Mississippi’s Pure Comparative Fault and Why It Matters Here
Mississippi applies pure comparative fault, meaning an injured driver can recover regardless of their own share of responsibility for the crash. The recovery is reduced proportionally by whatever fault percentage the jury attributes to the injured person, but no percentage bars the claim entirely. When the at-fault driver’s negligence per se is established through a documented traffic violation, the comparative fault argument the insurer raises against the injured driver operates in a context where the other driver’s breach is already a legal conclusion. The jury’s task is not to determine whether that driver was negligent but to determine how much of the total fault each party bears, and a driver whose negligence was per se starts that conversation in a significantly weaker position than a driver whose negligence is merely alleged.
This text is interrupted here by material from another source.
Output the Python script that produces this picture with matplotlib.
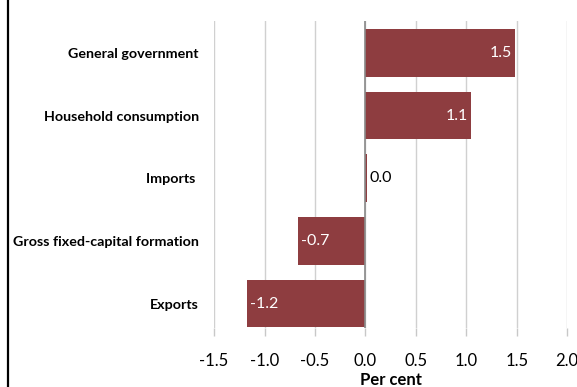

The Evidence That Establishes the Violation
Proving a traffic violation requires the same evidence that proves any other aspect of a car accident claim, and most of it exists only briefly after the crash. Traffic camera footage from the intersection where the violation occurred overwrites within 24 to 72 hours in most Tupelo commercial areas. The event data recorder in the at-fault vehicle captures the speed and braking data that corroborates or contradicts the driver’s account of their conduct. The police report documents the investigating officer’s observations and any citations issued, and officers who issue citations for specific code violations have made a preliminary determination that the violation occurred. Each of these sources requires prompt preservation action.
The Mississippi Department of Transportation’s traffic safety resources document crash patterns on Lee County’s road network, including the specific intersection and corridor types where the violations that produce negligence per se most commonly occur. Understanding where a Tupelo crash fits within those documented patterns is part of the liability analysis that begins in the first 48 hours after the collision.